Problem to work on
Quote from the first line below through the line that contains "import plotly.graph_objects as go", both included, and leave the pictures out.

Data rows

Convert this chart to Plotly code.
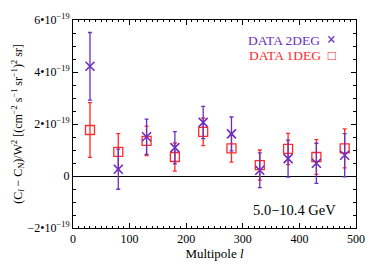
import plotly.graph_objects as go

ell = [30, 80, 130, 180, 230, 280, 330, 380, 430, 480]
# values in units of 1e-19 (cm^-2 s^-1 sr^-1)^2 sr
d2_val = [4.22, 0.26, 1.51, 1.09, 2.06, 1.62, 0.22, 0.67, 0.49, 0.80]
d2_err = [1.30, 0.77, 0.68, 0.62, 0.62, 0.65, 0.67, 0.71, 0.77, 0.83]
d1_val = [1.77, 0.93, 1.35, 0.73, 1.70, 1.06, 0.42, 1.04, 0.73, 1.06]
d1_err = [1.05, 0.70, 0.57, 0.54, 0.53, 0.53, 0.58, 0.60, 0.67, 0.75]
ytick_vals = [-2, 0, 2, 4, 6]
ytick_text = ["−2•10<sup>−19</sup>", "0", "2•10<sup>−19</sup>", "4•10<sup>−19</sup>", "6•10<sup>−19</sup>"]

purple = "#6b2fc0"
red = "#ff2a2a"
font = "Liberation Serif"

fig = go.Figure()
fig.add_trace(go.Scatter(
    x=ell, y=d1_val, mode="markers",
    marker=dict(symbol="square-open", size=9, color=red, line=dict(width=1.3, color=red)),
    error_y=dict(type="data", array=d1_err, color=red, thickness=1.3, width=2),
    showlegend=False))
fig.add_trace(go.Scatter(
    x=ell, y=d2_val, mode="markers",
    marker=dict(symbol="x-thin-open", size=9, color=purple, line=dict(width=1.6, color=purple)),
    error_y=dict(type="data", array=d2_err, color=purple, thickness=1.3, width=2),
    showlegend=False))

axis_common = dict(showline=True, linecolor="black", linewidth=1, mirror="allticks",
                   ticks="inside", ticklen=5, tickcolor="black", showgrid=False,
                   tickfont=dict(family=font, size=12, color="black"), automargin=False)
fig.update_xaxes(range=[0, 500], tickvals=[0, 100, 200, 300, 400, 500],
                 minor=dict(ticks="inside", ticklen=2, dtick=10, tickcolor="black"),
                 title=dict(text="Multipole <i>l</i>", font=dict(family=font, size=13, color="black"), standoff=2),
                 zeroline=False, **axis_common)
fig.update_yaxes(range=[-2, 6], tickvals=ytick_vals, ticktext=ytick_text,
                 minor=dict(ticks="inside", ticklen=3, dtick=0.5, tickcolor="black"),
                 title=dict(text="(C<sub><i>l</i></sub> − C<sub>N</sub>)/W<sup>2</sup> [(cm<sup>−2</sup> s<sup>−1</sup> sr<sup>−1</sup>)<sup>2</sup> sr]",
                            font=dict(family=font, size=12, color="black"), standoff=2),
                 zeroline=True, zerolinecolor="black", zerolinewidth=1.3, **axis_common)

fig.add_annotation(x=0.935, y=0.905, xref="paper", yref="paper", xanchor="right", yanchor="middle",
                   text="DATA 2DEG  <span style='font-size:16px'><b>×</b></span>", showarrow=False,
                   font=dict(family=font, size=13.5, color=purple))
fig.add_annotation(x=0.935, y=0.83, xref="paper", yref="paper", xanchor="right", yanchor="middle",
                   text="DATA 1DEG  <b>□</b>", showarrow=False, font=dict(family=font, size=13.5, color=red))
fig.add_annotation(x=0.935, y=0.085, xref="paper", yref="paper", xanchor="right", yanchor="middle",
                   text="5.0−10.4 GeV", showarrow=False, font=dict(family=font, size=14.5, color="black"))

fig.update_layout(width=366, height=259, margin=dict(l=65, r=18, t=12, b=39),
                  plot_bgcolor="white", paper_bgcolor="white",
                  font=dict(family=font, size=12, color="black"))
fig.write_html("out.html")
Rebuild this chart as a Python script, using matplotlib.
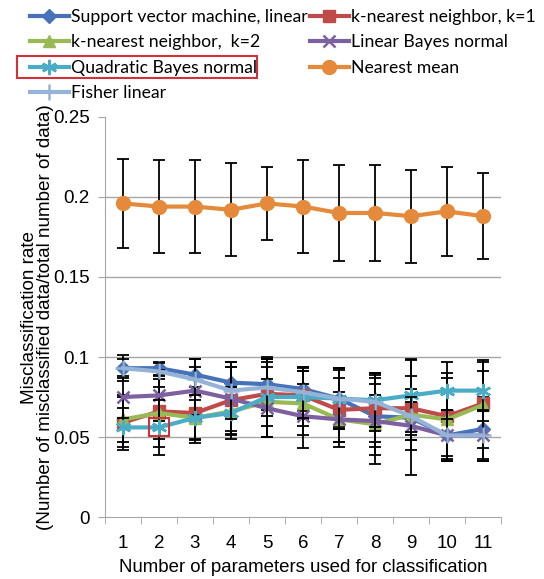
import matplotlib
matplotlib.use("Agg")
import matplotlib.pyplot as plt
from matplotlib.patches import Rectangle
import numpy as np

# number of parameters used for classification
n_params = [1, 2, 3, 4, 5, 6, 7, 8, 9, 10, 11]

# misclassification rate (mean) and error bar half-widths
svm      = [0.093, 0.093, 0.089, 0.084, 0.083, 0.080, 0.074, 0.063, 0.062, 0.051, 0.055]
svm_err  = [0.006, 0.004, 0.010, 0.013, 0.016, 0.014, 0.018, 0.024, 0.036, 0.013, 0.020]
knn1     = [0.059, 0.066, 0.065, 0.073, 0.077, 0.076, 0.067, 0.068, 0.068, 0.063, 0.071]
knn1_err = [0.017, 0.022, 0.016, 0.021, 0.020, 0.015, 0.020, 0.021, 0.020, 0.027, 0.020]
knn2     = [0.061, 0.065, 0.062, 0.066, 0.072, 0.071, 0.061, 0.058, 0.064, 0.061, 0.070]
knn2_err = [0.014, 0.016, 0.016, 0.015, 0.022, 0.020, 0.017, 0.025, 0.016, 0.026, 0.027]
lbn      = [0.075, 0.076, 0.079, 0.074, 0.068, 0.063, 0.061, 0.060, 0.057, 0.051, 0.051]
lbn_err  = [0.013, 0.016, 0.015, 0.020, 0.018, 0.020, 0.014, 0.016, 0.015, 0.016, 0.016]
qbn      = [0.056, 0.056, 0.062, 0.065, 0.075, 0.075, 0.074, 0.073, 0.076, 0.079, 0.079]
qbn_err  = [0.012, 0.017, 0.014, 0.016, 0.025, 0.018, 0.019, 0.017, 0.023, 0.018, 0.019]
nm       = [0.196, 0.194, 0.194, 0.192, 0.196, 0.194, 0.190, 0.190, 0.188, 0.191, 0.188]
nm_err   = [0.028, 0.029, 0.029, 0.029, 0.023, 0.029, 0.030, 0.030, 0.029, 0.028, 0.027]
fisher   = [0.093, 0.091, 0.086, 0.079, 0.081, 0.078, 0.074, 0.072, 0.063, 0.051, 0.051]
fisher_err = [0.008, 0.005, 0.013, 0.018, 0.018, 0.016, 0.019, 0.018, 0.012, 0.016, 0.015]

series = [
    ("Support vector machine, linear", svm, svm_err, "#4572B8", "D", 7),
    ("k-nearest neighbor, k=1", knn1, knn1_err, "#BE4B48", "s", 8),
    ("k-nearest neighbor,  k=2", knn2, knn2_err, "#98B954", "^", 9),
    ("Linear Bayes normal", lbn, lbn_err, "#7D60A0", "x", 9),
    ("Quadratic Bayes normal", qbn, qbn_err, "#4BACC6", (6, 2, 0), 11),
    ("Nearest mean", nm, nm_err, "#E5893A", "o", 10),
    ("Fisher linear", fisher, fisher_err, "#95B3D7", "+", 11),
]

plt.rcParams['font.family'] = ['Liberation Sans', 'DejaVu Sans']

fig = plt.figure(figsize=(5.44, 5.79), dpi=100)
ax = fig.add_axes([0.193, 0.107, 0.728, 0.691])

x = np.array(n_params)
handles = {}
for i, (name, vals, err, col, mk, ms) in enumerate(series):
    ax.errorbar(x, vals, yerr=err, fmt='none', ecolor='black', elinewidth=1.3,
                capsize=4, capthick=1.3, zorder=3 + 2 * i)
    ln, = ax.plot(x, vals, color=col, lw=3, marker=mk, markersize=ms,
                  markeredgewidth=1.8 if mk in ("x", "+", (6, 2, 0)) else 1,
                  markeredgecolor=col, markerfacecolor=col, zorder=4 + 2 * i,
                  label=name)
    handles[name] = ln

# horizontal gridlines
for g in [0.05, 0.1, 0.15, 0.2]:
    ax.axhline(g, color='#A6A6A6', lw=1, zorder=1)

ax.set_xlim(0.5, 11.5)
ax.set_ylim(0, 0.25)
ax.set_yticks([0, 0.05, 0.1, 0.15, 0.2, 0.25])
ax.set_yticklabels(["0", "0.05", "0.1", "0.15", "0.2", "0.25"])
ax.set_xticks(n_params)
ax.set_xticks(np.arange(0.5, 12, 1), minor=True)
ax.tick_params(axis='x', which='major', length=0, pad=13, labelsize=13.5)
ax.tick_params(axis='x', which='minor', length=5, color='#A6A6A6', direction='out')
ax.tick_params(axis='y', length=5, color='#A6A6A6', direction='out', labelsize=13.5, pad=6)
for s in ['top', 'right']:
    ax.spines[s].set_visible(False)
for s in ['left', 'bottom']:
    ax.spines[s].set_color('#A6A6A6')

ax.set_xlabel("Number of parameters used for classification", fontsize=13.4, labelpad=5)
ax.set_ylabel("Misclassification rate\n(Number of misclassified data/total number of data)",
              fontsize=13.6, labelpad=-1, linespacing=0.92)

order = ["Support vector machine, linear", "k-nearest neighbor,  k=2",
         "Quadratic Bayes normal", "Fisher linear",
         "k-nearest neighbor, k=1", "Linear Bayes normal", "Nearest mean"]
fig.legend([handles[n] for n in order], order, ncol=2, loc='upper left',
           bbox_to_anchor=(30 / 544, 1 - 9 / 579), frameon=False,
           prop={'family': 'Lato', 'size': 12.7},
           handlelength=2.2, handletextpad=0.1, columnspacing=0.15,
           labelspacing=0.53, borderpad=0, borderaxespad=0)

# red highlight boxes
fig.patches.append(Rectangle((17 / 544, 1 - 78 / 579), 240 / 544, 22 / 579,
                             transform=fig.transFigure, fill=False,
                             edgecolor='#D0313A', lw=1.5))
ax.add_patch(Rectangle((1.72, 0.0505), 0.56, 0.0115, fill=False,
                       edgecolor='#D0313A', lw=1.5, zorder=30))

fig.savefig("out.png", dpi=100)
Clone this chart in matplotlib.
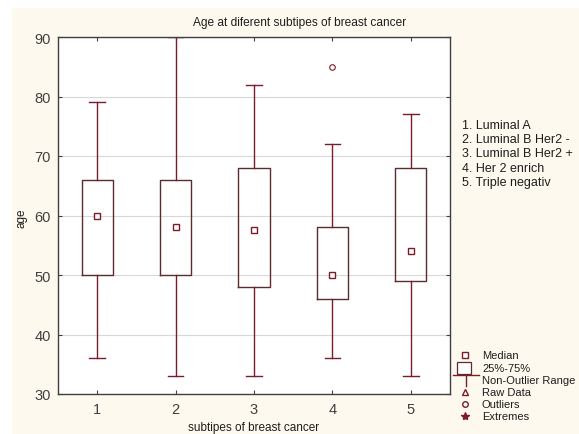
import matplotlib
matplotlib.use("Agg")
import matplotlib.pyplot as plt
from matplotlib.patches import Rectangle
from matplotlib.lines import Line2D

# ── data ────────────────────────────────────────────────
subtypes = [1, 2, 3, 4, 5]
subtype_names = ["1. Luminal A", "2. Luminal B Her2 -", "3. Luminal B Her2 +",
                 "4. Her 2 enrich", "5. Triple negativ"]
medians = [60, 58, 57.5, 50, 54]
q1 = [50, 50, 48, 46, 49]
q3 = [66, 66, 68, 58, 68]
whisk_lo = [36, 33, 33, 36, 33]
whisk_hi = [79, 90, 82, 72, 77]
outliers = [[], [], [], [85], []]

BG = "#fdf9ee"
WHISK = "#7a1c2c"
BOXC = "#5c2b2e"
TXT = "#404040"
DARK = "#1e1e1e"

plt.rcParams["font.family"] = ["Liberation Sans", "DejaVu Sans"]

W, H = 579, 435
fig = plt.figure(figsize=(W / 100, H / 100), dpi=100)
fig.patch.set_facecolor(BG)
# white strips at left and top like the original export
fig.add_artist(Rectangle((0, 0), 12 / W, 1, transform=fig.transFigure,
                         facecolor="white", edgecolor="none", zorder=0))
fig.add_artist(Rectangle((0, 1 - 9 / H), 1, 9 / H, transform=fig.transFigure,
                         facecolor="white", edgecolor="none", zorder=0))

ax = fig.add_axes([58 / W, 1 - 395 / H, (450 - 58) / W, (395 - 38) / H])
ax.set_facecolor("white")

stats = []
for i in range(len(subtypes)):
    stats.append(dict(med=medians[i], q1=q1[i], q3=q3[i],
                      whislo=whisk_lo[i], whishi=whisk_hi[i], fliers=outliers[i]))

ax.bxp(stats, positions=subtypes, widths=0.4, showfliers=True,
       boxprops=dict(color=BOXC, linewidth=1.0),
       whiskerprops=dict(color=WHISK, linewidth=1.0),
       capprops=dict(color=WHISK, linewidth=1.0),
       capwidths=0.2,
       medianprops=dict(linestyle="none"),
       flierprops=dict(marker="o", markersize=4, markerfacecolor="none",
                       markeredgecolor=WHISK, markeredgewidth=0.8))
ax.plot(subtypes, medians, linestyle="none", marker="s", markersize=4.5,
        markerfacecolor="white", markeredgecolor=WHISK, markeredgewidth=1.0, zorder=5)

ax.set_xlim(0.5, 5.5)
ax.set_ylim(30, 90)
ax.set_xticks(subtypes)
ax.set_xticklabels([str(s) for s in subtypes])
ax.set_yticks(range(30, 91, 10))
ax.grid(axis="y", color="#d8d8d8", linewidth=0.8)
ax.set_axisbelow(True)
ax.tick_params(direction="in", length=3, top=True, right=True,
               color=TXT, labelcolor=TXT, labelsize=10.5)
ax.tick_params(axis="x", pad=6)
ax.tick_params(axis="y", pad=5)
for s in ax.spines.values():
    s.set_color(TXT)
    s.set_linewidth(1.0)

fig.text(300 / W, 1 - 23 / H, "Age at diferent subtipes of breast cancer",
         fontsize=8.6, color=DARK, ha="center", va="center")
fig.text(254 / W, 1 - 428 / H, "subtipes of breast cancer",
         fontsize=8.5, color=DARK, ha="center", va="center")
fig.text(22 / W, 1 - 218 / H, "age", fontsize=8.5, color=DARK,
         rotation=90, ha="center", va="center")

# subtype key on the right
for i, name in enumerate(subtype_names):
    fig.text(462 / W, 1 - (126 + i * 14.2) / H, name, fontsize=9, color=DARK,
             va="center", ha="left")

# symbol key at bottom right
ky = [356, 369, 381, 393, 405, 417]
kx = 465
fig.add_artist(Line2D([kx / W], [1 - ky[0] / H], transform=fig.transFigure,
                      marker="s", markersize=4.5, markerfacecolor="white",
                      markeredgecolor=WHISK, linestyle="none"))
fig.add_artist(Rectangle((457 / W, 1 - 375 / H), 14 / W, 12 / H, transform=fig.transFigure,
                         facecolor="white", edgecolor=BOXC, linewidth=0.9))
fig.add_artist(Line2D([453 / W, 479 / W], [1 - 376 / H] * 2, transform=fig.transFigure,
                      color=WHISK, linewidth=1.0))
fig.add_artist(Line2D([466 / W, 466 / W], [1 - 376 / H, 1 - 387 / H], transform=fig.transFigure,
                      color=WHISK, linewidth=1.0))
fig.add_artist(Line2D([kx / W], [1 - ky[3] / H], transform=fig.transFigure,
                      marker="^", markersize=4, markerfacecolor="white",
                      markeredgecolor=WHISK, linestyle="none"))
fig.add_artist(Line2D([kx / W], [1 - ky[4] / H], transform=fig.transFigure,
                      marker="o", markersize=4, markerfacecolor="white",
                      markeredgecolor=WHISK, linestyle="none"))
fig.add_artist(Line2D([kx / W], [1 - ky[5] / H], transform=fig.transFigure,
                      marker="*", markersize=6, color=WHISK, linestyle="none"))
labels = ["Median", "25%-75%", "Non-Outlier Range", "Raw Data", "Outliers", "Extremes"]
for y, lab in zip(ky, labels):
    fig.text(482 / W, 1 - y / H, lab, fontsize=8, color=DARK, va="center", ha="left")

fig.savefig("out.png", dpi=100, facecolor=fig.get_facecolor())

Complete output
Convert this chart to Plotly code.
import plotly.graph_objects as go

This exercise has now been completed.